There is nothing concealed that will not be disclosed, or hidden that will not be made known. What you have said in the dark will be heard in the daylight, and what you have whispered in the ear in the inner rooms will be proclaimed from the roofs. 

Luke 12. 2-3.

In contrast, at the vigil held in Nottingham to respect and grieve for those murdered in the recent attack, selflessness in the cause of the community, solidarity, conviction, honour and decency, and a determination to do what’s good, upright, and necessary, were conspicuously abundant.

1.45 pm: A jaunt to the National Library of Wales (which I can see from my study) to retrieve boxes containing some of my CD releases, which the National Screen and Sound Archive won’t be marketing in its new incarnation. Alas, my work no longer falls within its remit. The upside is that I can now take full responsibility for sales and promotion.

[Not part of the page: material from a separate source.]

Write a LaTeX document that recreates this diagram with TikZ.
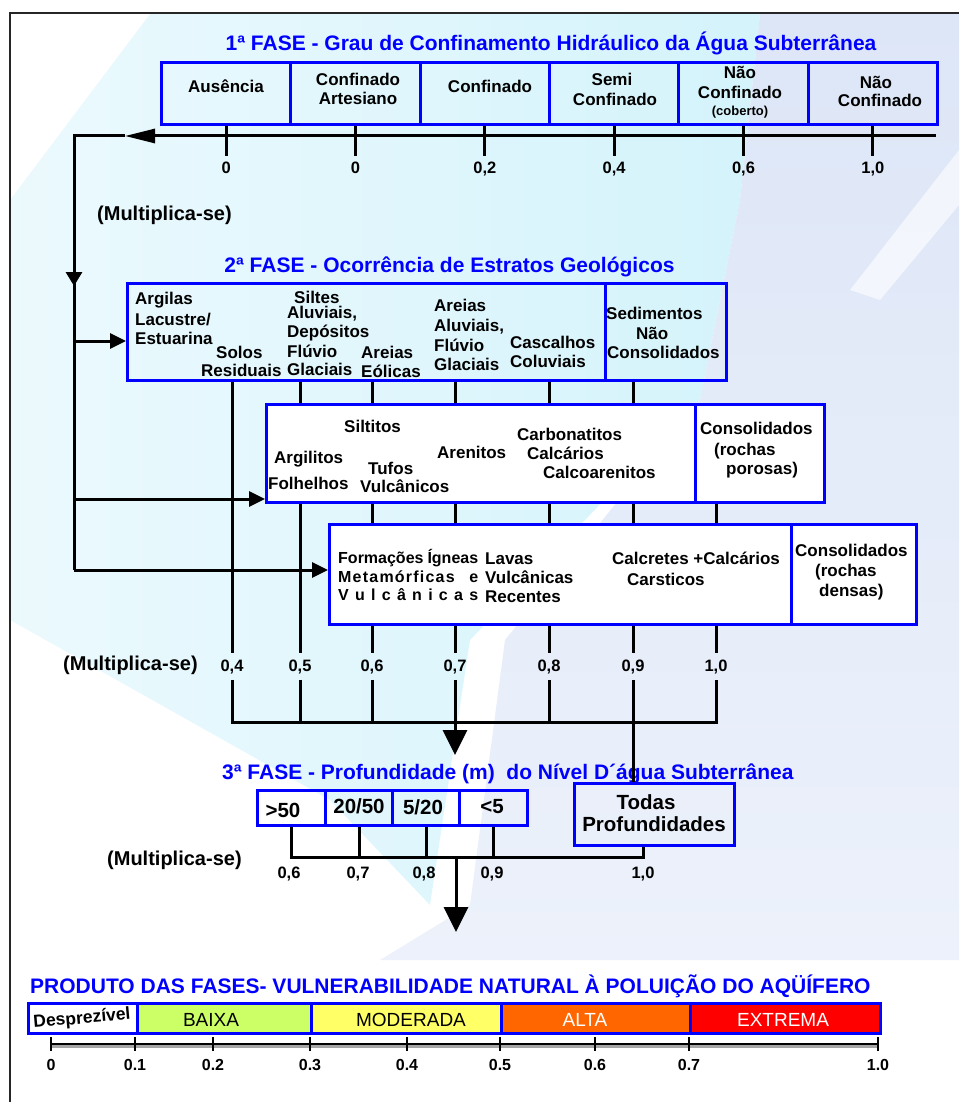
\documentclass[tikz,border=0pt]{standalone}
\usepackage{fontspec}
\setmainfont{Liberation Sans}
\usetikzlibrary{arrows.meta}
\definecolor{pblue}{RGB}{0,0,255}
\definecolor{bgcyan}{RGB}{212,243,251}
\definecolor{bglav}{RGB}{221,230,247}
\definecolor{cbaixa}{RGB}{204,255,102}
\definecolor{cmod}{RGB}{255,255,102}
\definecolor{calta}{RGB}{255,102,0}
\definecolor{cext}{RGB}{255,0,0}
\tikzset{
  bluebox/.style={draw=pblue, line width=3pt, inner sep=0pt, anchor=north west},
  conn/.style={line width=3pt, draw=black, line join=miter},
  tx/.style={font=\fontsize{17}{20}\selectfont\bfseries, inner sep=0pt},
  txs/.style={font=\fontsize{16}{19}\selectfont\bfseries, inner sep=0pt},
  txb/.style={font=\fontsize{20.5}{23}\selectfont\bfseries, inner sep=0pt},
  ttl/.style={font=\fontsize{21}{24}\selectfont\bfseries, text=pblue, inner sep=0pt},
  num/.style={font=\fontsize{16.5}{18}\selectfont\bfseries, inner sep=6pt},
  mult/.style={font=\fontsize{20}{22}\selectfont\bfseries, inner sep=0pt, anchor=base west},
  barlbl/.style={font=\fontsize{19}{21}\selectfont, inner sep=0pt, anchor=base},
  smalltip/.style={-{Triangle[length=16pt,width=15pt]}},
  bigtip/.style={-{Triangle[length=25pt,width=24pt]}}
}
\newcounter{lblc}
\newcommand\tput[5][base west]{\stepcounter{lblc}\node[#2,anchor=#1] (t\arabic{lblc}) at (#3,#4) {#5};}
\begin{document}
\begin{tikzpicture}[x=1pt,y=-1pt]
\useasboundingbox (0,0) rectangle (959,1102);
% background watermark
\shade[left color=bgcyan!45!white, right color=bgcyan] (150,14) -- (760,14) -- (740,200) -- (700,400) -- (470,640) -- (430,905) -- (330,800) -- (10,620) -- (10,200) -- cycle;
\shade[top color=bglav, bottom color=bglav!55!white] (760,14) -- (959,14) -- (959,960) -- (380,960) -- (470,905) -- (505,640) -- (700,400) -- (740,200) -- cycle;
\fill[white, opacity=0.6] (850,290) -- (959,150) -- (959,205) -- (880,300) -- cycle;
% frame
\draw[line width=2pt, black!85] (10,1102) -- (10,13) -- (959,13);

% ===== 1a FASE =====
\node[ttl, anchor=base] (title1) at (551,50.5) {1ª FASE - Grau de Confinamento Hidráulico da Água Subterrânea};
\foreach \i/\x in {a/160,b/289.33,c/418.67,d/548,e/677.33,f/806.67}
  \node[bluebox, minimum width=129.33pt, minimum height=62pt] (p1\i) at (\x,61) {};
\tput[base]{tx}{226}{93}{Ausência}
\tput[base]{tx}{358}{86}{Confinado}
\tput[base]{tx}{358}{105}{Artesiano}
\tput[base]{tx}{490}{93}{Confinado}
\tput[base]{tx}{612}{86}{Semi}
\tput[base]{tx}{615}{106}{Confinado}
\tput[base]{tx}{740}{79}{Não}
\tput[base]{tx}{740}{99}{Confinado}
\tput[base]{font=\fontsize{13}{15}\selectfont\bfseries,inner sep=0pt}{740}{116}{(coberto)}
\tput[base]{tx}{876}{89}{Não}
\tput[base]{tx}{880}{107}{Confinado}
\foreach \i/\v in {a/0,b/0,c/{0,2},d/{0,4},e/{0,6},f/{1,0}}{
  \node[num, anchor=base] (n1\i) at ([yshift=-48pt]p1\i.south) {\v};
  \draw[conn] (p1\i.south) -- (p1\i.south |- n1\i.north);
}
\coordinate (h1r) at (936,136);
\coordinate (h1t) at (125,136);
\coordinate (h1l) at (74,136);
\coordinate (vt) at (74,286);
\coordinate (vb) at (74,570);
\draw[conn, -{Triangle[length=30pt,width=14pt]}] (h1r) -- (h1t);
\draw[conn] (h1t) -- (h1l) -- (vb);
\draw[conn, -{Triangle[length=14pt,width=16pt]}] (h1l) -- (vt);
\node[mult] (mult1) at (97,220) {(Multiplica-se)};

% ===== 2a FASE =====
\node[ttl, anchor=base] (title2) at (449.5,272.5) {2ª FASE - Ocorrência de Estratos Geológicos};
\node[bluebox, minimum width=478pt, minimum height=97pt] (p2a) at (126,282) {};
\node[bluebox, minimum width=121pt, minimum height=97pt] (p2s) at (604,282) {};
\node[bluebox, fill=white, minimum width=429pt, minimum height=98pt] (p2b) at (265,403) {};
\node[bluebox, fill=white, minimum width=129pt, minimum height=98pt] (p2c) at (694,403) {};
\node[bluebox, fill=white, minimum width=462pt, minimum height=100pt] (p3) at (328,523) {};
\node[bluebox, fill=white, minimum width=125pt, minimum height=100pt] (p3c) at (790,523) {};
% box 2a texts
\tput{tx}{135}{304}{Argilas}
\tput{tx}{135}{325}{Lacustre/}
\tput{tx}{135}{344}{Estuarina}
\tput{tx}{216}{358}{Solos}
\tput{tx}{201}{376}{Residuais}
\tput{tx}{294}{303}{Siltes}
\tput{tx}{287}{318}{Aluviais,}
\tput{tx}{287}{337}{Depósitos}
\tput{tx}{287}{357}{Flúvio}
\tput{tx}{287}{375}{Glaciais}
\tput{tx}{361}{358}{Areias}
\tput{tx}{361}{377}{Eólicas}
\tput{tx}{434}{311}{Areias}
\tput{tx}{434}{331}{Aluviais,}
\tput{tx}{434}{351}{Flúvio}
\tput{tx}{434}{370}{Glaciais}
\tput{tx}{510}{348}{Cascalhos}
\tput{tx}{510}{367}{Coluviais}
\tput{tx}{606}{319}{Sedimentos}
\tput{tx}{636}{339}{Não}
\tput{tx}{607}{358}{Consolidados}
% box 2b texts
\tput{tx}{344}{432}{Siltitos}
\tput{tx}{274}{463}{Argilitos}
\tput{tx}{268}{489}{Folhelhos}
\tput{tx}{368}{474}{Tufos}
\tput{tx}{360}{492}{Vulcânicos}
\tput{tx}{437}{458}{Arenitos}
\tput{tx}{517}{440}{Carbonatitos}
\tput{tx}{527}{459}{Calcários}
\tput{tx}{543}{478}{Calcoarenitos}
\tput{tx}{700}{434}{Consolidados}
\tput{tx}{714}{455}{(rochas}
\tput{tx}{726}{474}{porosas)}
% box 3 texts
\tput{txs}{338}{563}{\makebox[140pt][s]{Formações Ígneas}}
\tput{txs}{338}{582}{\makebox[140pt][s]{M\hfil e\hfil t\hfil a\hfil m\hfil ó\hfil r\hfil f\hfil i\hfil c\hfil a\hfil s\hskip 0pt plus 12fil e}}
\tput{txs}{338}{600}{\makebox[140pt][s]{V\hfil u\hfil l\hfil c\hfil â\hfil n\hfil i\hfil c\hfil a\hfil s}}
\tput{tx}{485}{564}{Lavas}
\tput{tx}{485}{583}{Vulcânicas}
\tput{tx}{485}{602}{Recentes}
\tput{tx}{612}{564}{Calcretes +Calcários}
\tput{tx}{627}{585}{Carsticos}
\tput{tx}{795}{556}{Consolidados}
\tput{tx}{815}{576}{(rochas}
\tput{tx}{819}{596}{densas)}
% branch arrows
\coordinate (br1) at (74,341);
\coordinate (br2) at (74,499);
\draw[conn, smalltip] (br1) -- (br1 -| p2a.west);
\draw[conn, smalltip] (br2) -- (br2 -| p2b.west);
\draw[conn, smalltip] (vb) -- (vb -| p3.west);
% numbers phase 2
\foreach \k/\x/\v in {4/232/{0,4},5/300/{0,5},6/372/{0,6},7/455/{0,7},8/549/{0,8},9/633/{0,9},10/716/{1,0}}
  \node[num, anchor=base] (n\k) at (\x,671) {\v};
\node[mult] (mult2) at (63,670) {(Multiplica-se)};
\draw[conn] (p2a.south -| n4) -- (n4.north);
\draw[conn] (p2a.south -| n5) -- (p2b.north -| n5);
\draw[conn] (p2b.south -| n5) -- (n5.north);
\foreach \k in {6,7,8}{
  \draw[conn] (p2a.south -| n\k) -- (p2b.north -| n\k);
  \draw[conn] (p2b.south -| n\k) -- (p3.north -| n\k);
  \draw[conn] (p3.south -| n\k) -- (n\k.north);
}
\draw[conn] (p2s.south -| n9) -- (p2b.north -| n9);
\draw[conn] (p2b.south -| n9) -- (p3.north -| n9);
\draw[conn] (p3.south -| n9) -- (n9.north);
\draw[conn] (p2c.south -| n10) -- (p3.north -| n10);
\draw[conn] (p3.south -| n10) -- (n10.north);
\coordinate (barA) at (232,722);
\draw[conn] (n4.south) |- (n10.south |- barA) -- (n10.south);
\foreach \k in {5,6,8}
  \draw[conn] (n\k.south) -- (n\k.south |- barA);
\coordinate (tip7) at (455,755);
\draw[conn, bigtip] (n7.south) -- (tip7);

% ===== 3a FASE =====
\node[ttl, anchor=base west] (title3) at (222,779.5) {3ª FASE - Profundidade (m)\ \ do Nível D´água Subterrânea};
\node[bluebox, minimum width=68pt, minimum height=35pt] (q1) at (256,789) {};
\node[bluebox, minimum width=67pt, minimum height=35pt] (q2) at (324,789) {};
\node[bluebox, minimum width=67pt, minimum height=35pt] (q3) at (391,789) {};
\node[bluebox, minimum width=68pt, minimum height=35pt] (q4) at (458,789) {};
\node[bluebox, minimum width=160pt, minimum height=62pt] (todas) at (573,782) {};
\tput[base]{txb}{283}{817}{>50}
\tput[base]{txb}{359}{813}{20/50}
\tput[base]{txb}{423}{814}{5/20}
\tput[base]{txb}{492}{813}{<5}
\tput[base]{txb}{646}{809}{Todas}
\tput[base]{txb}{654}{831}{Profundidades}
\draw[conn] (n9.south) -- (n9.south |- todas.north);
\node[mult] (mult3) at (107,865) {(Multiplica-se)};
\foreach \k/\x/\v in {1/289/{0,6},2/358/{0,7},3/424/{0,8},4/492/{0,9},5/643/{1,0}}
  \node[num, anchor=base] (m\k) at (\x,878) {\v};
\coordinate (bar3) at (643,857);
\draw[conn] (q1.south) |- (bar3) -- (bar3 |- todas.south);
\foreach \k in {2,3,4}
  \draw[conn] (q\k.south) -- (q\k.south |- bar3);
\coordinate (a3s) at (456,857);
\coordinate (a3t) at (456,932);
\draw[conn, bigtip] (a3s) -- (a3t);

% ===== PRODUTO =====
\node[ttl, anchor=base west] (title4) at (30,993) {PRODUTO DAS FASES- VULNERABILIDADE NATURAL À POLUIÇÃO DO AQÜÍFERO};
\node[bluebox, fill=white,  minimum width=109pt, minimum height=30pt] (v1) at (27,1002) {};
\node[bluebox, fill=cbaixa, minimum width=174pt, minimum height=30pt] (v2) at (136,1002) {};
\node[bluebox, fill=cmod,   minimum width=190pt, minimum height=30pt] (v3) at (310,1002) {};
\node[bluebox, fill=calta,  minimum width=189pt, minimum height=30pt] (v4) at (500,1002) {};
\node[bluebox, fill=cext,   minimum width=190pt, minimum height=30pt] (v5) at (689,1002) {};
\node[font=\fontsize{17.5}{19}\selectfont\bfseries, inner sep=0pt, rotate=5] (lb1) at (82,1019) {Desprezível};
\node[barlbl] (lb2) at (211,1026) {BAIXA};
\node[barlbl] (lb3) at (411,1026) {MODERADA};
\node[barlbl, text=white] (lb4) at (585,1026) {ALTA};
\node[barlbl, text=white] (lb5) at (783,1026) {EXTREMA};
\coordinate (s0) at (51,1044);
\coordinate (s10) at (878,1044);
\draw[line width=3pt, black!35] ([yshift=-2.5pt]s0) -- ([yshift=-2.5pt]s10);
\draw[line width=2.5pt] (s0) -- (s10);
\foreach \i/\x/\v in {a/51/0,b/135/0.1,c/213/0.2,d/310/0.3,e/407/0.4,f/500/0.5,g/595/0.6,h/689/0.7,k/878/1.0}{
  \node[font=\fontsize{16}{18}\selectfont\bfseries, inner sep=0pt, anchor=base] (w\i) at (\x,1070) {\v};
  \draw[line width=2.5pt] ([yshift=7pt]w\i.north |- s0) -- ([yshift=-7pt]w\i.north |- s0);
}
\end{tikzpicture}
\end{document}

2.30 pm: I made small but no less significant tweaks to ‘The Singing in the Air’ suite before returning for the remainder of the day to the profoundly dark, awfully loud, and appallingly noisy sonorities of ‘Creed’ [working title].

June 16 (Friday). 6.15 am: Arise. 7.15 am: A communion. 7.45 am: Writing. 9.00 am: Studiology. The ‘Creed’ [working title] suite’s first piece begins with five seconds of silence: representing the nihil, or nothing, that was before the beginning, into which God spoke, and out of which everything came forth. This is followed by a colossal ‘bang’ — like the nuclear bomb detonation at the start of ‘Wisdom in Better than Weapons of War’ (2019) — constructed from the word ‘one’.

Dead Sea Scroll (Fragment 4Q7), showing the opening lines of Genesis, Chapter 1 (300 BCE to 100 CE).

The series of explosions evoke an inconceivably vast landscape: the universe at the moment of its conception. 11.00 am: Pause. A return to compositions that, I suspect, are 85% resolved. 2.00 pm: Back to the rig, in order to finalise the modulation of one last word in the first piece’s vocabulary: ‘Almighty’. The greater part of the sound generations are never used. In my experience, for every twenty samples created, only one or two may be useable. However, I’d not arrive at them without having first produced the eighteen or more others.

4.30 pm: Close-down, tidy-up, and preparations for my younger son’s return home to celebrate this week’s anniversary and Fathers’ Day.